There is a pleasing circularity about this astounding achievement taking place in London. The director and CEO of the London marathon is Hugh Brasher. His father Chris, who founded the race in 1981, had been one of the two pacemakers for Bannister’s epic run around the cinders of the Iffley Road stadium in Oxford. For years it had been said the four-minute mile was impossible. After Bannister the record was breached time and again. For years the two-hour mark for the marathon was said to be out of reach.

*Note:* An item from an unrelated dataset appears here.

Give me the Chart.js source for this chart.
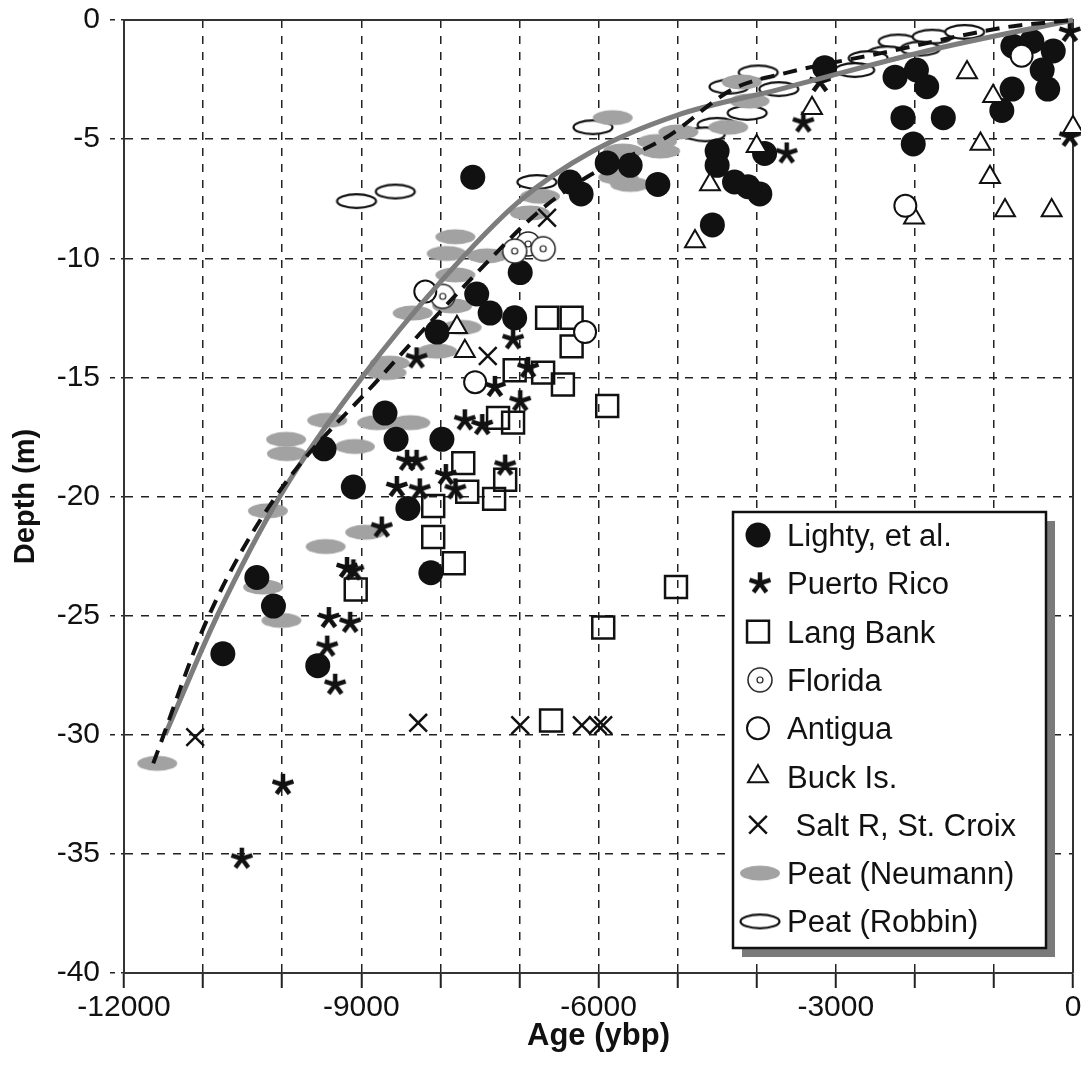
<!DOCTYPE html>
<html>
<head>
<meta charset="utf-8">
<script src="https://cdn.jsdelivr.net/npm/chart.js@4.4.1/dist/chart.umd.min.js"></script>
<style>
  html, body { margin: 0; padding: 0; background: #fff; }
  #c { display: block; }
</style>
</head>
<body>
<canvas id="c" width="1081" height="1065"></canvas>
<script>
// data: [age (ybp), depth (m)]
const lighty = [[-3140,-2.0],[-2250,-2.4],[-1980,-2.1],[-1850,-2.8],[-2150,-4.1],[-1640,-4.1],[-2020,-5.2],
  [-760,-1.1],[-520,-0.9],[-250,-1.3],[-390,-2.1],[-320,-2.9],[-770,-2.9],[-900,-3.8],
  [-5890,-6.0],[-5600,-6.1],[-6360,-6.8],[-6220,-7.3],[-5250,-6.9],[-4500,-5.5],[-4500,-6.1],[-4280,-6.8],
  [-4110,-7.0],[-3960,-7.3],[-4560,-8.6],[-3900,-5.6],
  [-7590,-6.6],[-6990,-10.6],[-7540,-11.5],[-7370,-12.3],[-7060,-12.5],[-8040,-13.1],
  [-8700,-16.5],[-8560,-17.6],[-7980,-17.6],[-9470,-18.0],[-9100,-19.6],[-8410,-20.5],[-8120,-23.2],
  [-10320,-23.4],[-10110,-24.6],[-10750,-26.6],[-9550,-27.1]];
const puertoRico = [[-40,-0.5],[-40,-4.9],[-3200,-2.6],[-3410,-4.3],[-3620,-5.6],[-8300,-14.2],[-7080,-13.4],
  [-7310,-15.4],[-6890,-14.6],[-6990,-16.0],[-7690,-16.8],[-7470,-17.0],[-7180,-18.7],[-8420,-18.5],
  [-8300,-18.5],[-8550,-19.6],[-8260,-19.7],[-7930,-19.1],[-7810,-19.7],[-8740,-21.3],[-9180,-23.0],
  [-9100,-23.1],[-9410,-25.1],[-9140,-25.3],[-9430,-26.3],[-9330,-27.9],[-9990,-32.1],[-10510,-35.2]];
const langBank = [[-6650,-12.5],[-6340,-12.5],[-6340,-13.7],[-7060,-14.7],[-6700,-14.8],[-6450,-15.3],
  [-5890,-16.2],[-7270,-16.7],[-7080,-16.9],[-7710,-18.6],[-7660,-19.8],[-7320,-20.1],[-7180,-19.3],
  [-8090,-20.4],[-8090,-21.7],[-7830,-22.8],[-9070,-23.9],[-5020,-23.8],[-5940,-25.5],[-6600,-29.4]];
const florida = [[-6890,-9.4],[-6700,-9.6],[-7060,-9.7],[-7970,-11.6]];
const antigua = [[-8190,-11.4],[-7560,-15.2],[-6170,-13.1],[-650,-1.5],[-2120,-7.8]];
const buckIs = [[-7790,-12.9],[-7690,-13.9],[-4590,-6.9],[-4780,-9.3],[-4000,-5.3],[-3300,-3.7],
  [-1340,-2.2],[-1010,-3.2],[-1170,-5.2],[-1050,-6.6],[-2010,-8.3],[-860,-8.0],[-270,-8.0],[0,-4.5]];
const saltRiver = [[-6650,-8.3],[-7400,-14.1],[-11100,-30.1],[-8280,-29.5],[-6990,-29.6],[-6210,-29.6],
  [-6010,-29.6],[-5940,-29.6]];
const peatNeumann = [[-9430,-16.8],[-8800,-16.9],[-8380,-16.9],[-9950,-17.6],[-9940,-18.2],[-9080,-17.9],
  [-10180,-20.6],[-8950,-21.5],[-9450,-22.1],[-10240,-23.8],[-10010,-25.2],[-11580,-31.2],
  [-7810,-9.1],[-7920,-9.8],[-7410,-9.9],[-7810,-10.7],[-7850,-12.0],[-8350,-12.3],[-7730,-12.9],
  [-8040,-13.9],[-8640,-14.4],[-8680,-14.8],[-6740,-7.4],[-6870,-8.1],
  [-5820,-4.1],[-4990,-4.7],[-5260,-5.1],[-5690,-5.5],[-5220,-5.5],[-4360,-4.5],[-5750,-6.6],
  [-5600,-6.9],[-4190,-2.6],[-4090,-3.4]];
const peatRobbin = [[-9060,-7.6],[-8570,-7.2],[-6780,-6.8],[-6070,-4.5],[-4500,-4.4],[-4650,-4.8],
  [-4120,-3.9],[-4350,-2.8],[-3980,-2.2],[-3720,-2.9],[-2210,-0.9],[-1780,-0.7],[-1370,-0.5],
  [-2350,-1.4],[-2590,-1.6],[-2760,-2.1],[-1930,-1.2]];
// the two sea-level curves
const curveSolid = [[-11480,-30],[-10820,-25],[-10030,-20],[-8990,-15],[-8000,-11],[-7000,-7.6],
  [-6070,-5.5],[-5010,-4.0],[-3700,-2.9],[-1850,-1.3],[0,0]];
const curveDashed = [[-11630,-31.2],[-10940,-25.1],[-10080,-20],[-8760,-15],[-7590,-10.8],[-6740,-8.0],
  [-6150,-6.6],[-5130,-4.9],[-4300,-2.9],[-3600,-2.2],[-2440,-1.4],[-840,-0.3],[0,0]];

const xTicks = [-12000, -9000, -6000, -3000, 0];
const FONT = '"Liberation Sans", Arial, Helvetica, sans-serif';

const pts = arr => arr.map(p => ({x: p[0], y: p[1]}));

function makeImg(w, h, draw) {
  const c = document.createElement('canvas');
  c.width = w; c.height = h;
  draw(c.getContext('2d'), w / 2, h / 2);
  return c;
}
// bold asterisk (5 arms)
const starImg = makeImg(26, 26, (g, cx, cy) => {
  g.strokeStyle = '#111'; g.lineWidth = 4.5; g.lineCap = 'butt';
  g.beginPath();
  for (let k = 0; k < 5; k++) {
    const a = (-90 + 72 * k) * Math.PI / 180;
    g.moveTo(cx, cy);
    g.lineTo(cx + Math.cos(a) * 11, cy + Math.sin(a) * 11);
  }
  g.stroke();
});
const floridaImg = makeImg(28, 28, (g, cx, cy) => {
  g.fillStyle = '#fff'; g.strokeStyle = '#222'; g.lineWidth = 1.5;
  g.beginPath(); g.arc(cx, cy, 12, 0, Math.PI * 2); g.fill(); g.stroke();
  g.lineWidth = 1.2;
  g.beginPath(); g.arc(cx, cy, 3, 0, Math.PI * 2); g.stroke();
});
const neumannImg = makeImg(44, 18, (g, cx, cy) => {
  g.fillStyle = '#a2a2a2';
  g.beginPath(); g.ellipse(cx, cy, 20, 7.5, 0, 0, Math.PI * 2); g.fill();
});
const robbinImg = makeImg(44, 18, (g, cx, cy) => {
  g.fillStyle = '#fff'; g.strokeStyle = '#111'; g.lineWidth = 2.2;
  g.beginPath(); g.ellipse(cx, cy, 19.5, 6.8, 0, 0, Math.PI * 2); g.fill(); g.stroke();
});

const series = [
  {label: 'Lighty, et al.', data: lighty, pointStyle: 'circle', radius: 12.5, bg: '#111', border: '#111', bw: 0},
  {label: 'Puerto Rico', data: puertoRico, pointStyle: starImg, radius: 11, bg: '#111', border: '#111', bw: 0},
  {label: 'Lang Bank', data: langBank, pointStyle: 'rect', radius: 15.5, bg: 'rgba(0,0,0,0)', border: '#111', bw: 2.5},
  {label: 'Florida', data: florida, pointStyle: floridaImg, radius: 12, bg: '#fff', border: '#222', bw: 1.5},
  {label: 'Antigua', data: antigua, pointStyle: 'circle', radius: 11, bg: '#fff', border: '#111', bw: 2},
  {label: 'Buck Is.', data: buckIs, pointStyle: 'triangle', radius: 11.5, bg: '#fff', border: '#111', bw: 2},
  {label: ' Salt R, St. Croix', data: saltRiver, pointStyle: 'crossRot', radius: 12.5, bg: 'rgba(0,0,0,0)', border: '#111', bw: 2.5},
  {label: 'Peat (Neumann)', data: peatNeumann, pointStyle: neumannImg, radius: 10, bg: '#a2a2a2', border: '#a2a2a2', bw: 0},
  {label: 'Peat (Robbin)', data: peatRobbin, pointStyle: robbinImg, radius: 10, bg: '#fff', border: '#111', bw: 2}
];

// drawing order: first dataset ends up on top
const drawOrder = ['Antigua', 'Buck Is.', ' Salt R, St. Croix', 'Lang Bank', 'Puerto Rico', 'Florida',
  'Lighty, et al.', 'Peat (Neumann)', 'Peat (Robbin)'];

const datasets = [
  {label: 'dashed', data: pts(curveDashed), showLine: true, pointRadius: 0, borderColor: '#111',
   borderWidth: 4, borderDash: [14, 9], cubicInterpolationMode: 'monotone', fill: false, clip: false},
  {label: 'solid', data: pts(curveSolid), showLine: true, pointRadius: 0, borderColor: '#7d7d7d',
   borderWidth: 5, cubicInterpolationMode: 'monotone', fill: false, clip: false}
];
drawOrder.forEach(name => {
  const s = series.find(d => d.label === name);
  datasets.push({
    label: s.label, data: pts(s.data), showLine: false,
    pointStyle: s.pointStyle, pointRadius: s.radius, pointHoverRadius: s.radius,
    pointBackgroundColor: s.bg, pointBorderColor: s.border, pointBorderWidth: s.bw,
    clip: false
  });
});

// frame on top and right of the plot
const framePlugin = {
  id: 'frame',
  beforeDatasetsDraw(chart) {
    const {ctx, chartArea: a} = chart;
    ctx.save();
    ctx.strokeStyle = '#333'; ctx.lineWidth = 2;
    ctx.beginPath();
    ctx.moveTo(a.left, a.top); ctx.lineTo(a.right, a.top); ctx.lineTo(a.right, a.bottom);
    ctx.stroke();
    ctx.restore();
  }
};

// boxed legend with drop shadow
const legendPlugin = {
  id: 'boxLegend',
  afterDraw(chart) {
    const ctx = chart.ctx;
    const bx = 733, by = 512, bw = 313, bh = 436, rowH = 48.3, first = 535;
    ctx.save();
    ctx.fillStyle = '#7a7a7a';
    ctx.fillRect(bx + 9, by + 9, bw, bh);
    ctx.fillStyle = '#fff';
    ctx.fillRect(bx, by, bw, bh);
    ctx.strokeStyle = '#111'; ctx.lineWidth = 2.5;
    ctx.strokeRect(bx, by, bw, bh);
    series.forEach((s, i) => {
      const y = first + i * rowH;
      const x = (typeof s.pointStyle === 'object') ? 760 : 758;
      ctx.fillStyle = s.bg; ctx.strokeStyle = s.border; ctx.lineWidth = s.bw;
      Chart.helpers.drawPoint(ctx, {pointStyle: s.pointStyle, radius: s.radius, borderWidth: s.bw, rotation: 0}, x, y);
      ctx.fillStyle = '#111';
      ctx.font = '31px ' + FONT;
      ctx.textAlign = 'left'; ctx.textBaseline = 'alphabetic';
      ctx.fillText(s.label, 787, y + 11);
    });
    ctx.restore();
  }
};

new Chart(document.getElementById('c'), {
  type: 'scatter',
  data: {datasets},
  options: {
    responsive: false,
    animation: false,
    events: [],
    layout: {autoPadding: false, padding: {top: 20, right: 8, left: 0, bottom: 0}},
    plugins: {legend: {display: false}, tooltip: {enabled: false}},
    scales: {
      x: {
        type: 'linear', min: -12000, max: 0,
        afterFit: s => { s.height = 92; s.paddingLeft = 0; s.paddingRight = 0; },
        afterBuildTicks: s => { s.ticks = []; for (let v = -12000; v <= 0; v += 1000) s.ticks.push({value: v}); },
        ticks: {
          autoSkip: false, maxRotation: 0, padding: 2, color: '#111',
          font: {family: FONT, size: 30},
          callback: v => xTicks.includes(v) ? String(v) : ''
        },
        grid: {color: '#222', lineWidth: 1.5, tickLength: 15, tickColor: '#222', tickWidth: 2, tickBorderDash: []},
        border: {display: true, color: '#333', width: 2, dash: [8, 8]},
        title: {display: true, text: 'Age (ybp)', color: '#111', padding: {top: 0, bottom: 10},
                font: {family: FONT, size: 31, weight: 'bold'}}
      },
      y: {
        type: 'linear', min: -40, max: 0,
        afterFit: s => { s.width = 124; s.paddingTop = 0; s.paddingBottom = 0; },
        ticks: {stepSize: 5, padding: 10, color: '#111', font: {family: FONT, size: 30},
                callback: v => String(v)},
        grid: {color: '#222', lineWidth: 1.5, tickLength: 14, tickColor: '#222', tickWidth: 1.5, tickBorderDash: [5, 6]},
        border: {display: true, color: '#333', width: 2, dash: [8, 8]},
        title: {display: true, text: 'Depth (m)', color: '#111', padding: {top: 9, bottom: 0},
                font: {family: FONT, size: 29, weight: 'bold'}}
      }
    }
  },
  plugins: [framePlugin, legendPlugin]
});
</script>
</body>
</html>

But nearly 20 years ago Haile Gebrselassie, the record-breaking Ethiopian runner whose voracious oxygen uptake made him a super-efficient distance athlete, smashed the two-hour four-minute barrier in Berlin, and began to scatter the clouds that obscured the sub-two-hour peak. Yet some were certain it couldn’t be done: the director of US distance running at the time of Gebrselassie’s effort said then he would be staggered if a sub-two-hour marathon was ever recorded. ‘They’d have to invent some very good drugs for it to happen because we know what happens to the body after 30km. It really starts to suffer and break down.’ Other experts considered it somewhere between ‘very unlikely and impossible’.
Well they were all wrong, but who would have thought it would happen at the London Marathon, still the most joyous celebration of mass participation sport anywhere in the world. The marathon is a brutal, savage test of what makes us human but Sawe knows there is more to come: ‘I think I can go faster and more people can break two hours,’ he said. Bring it on.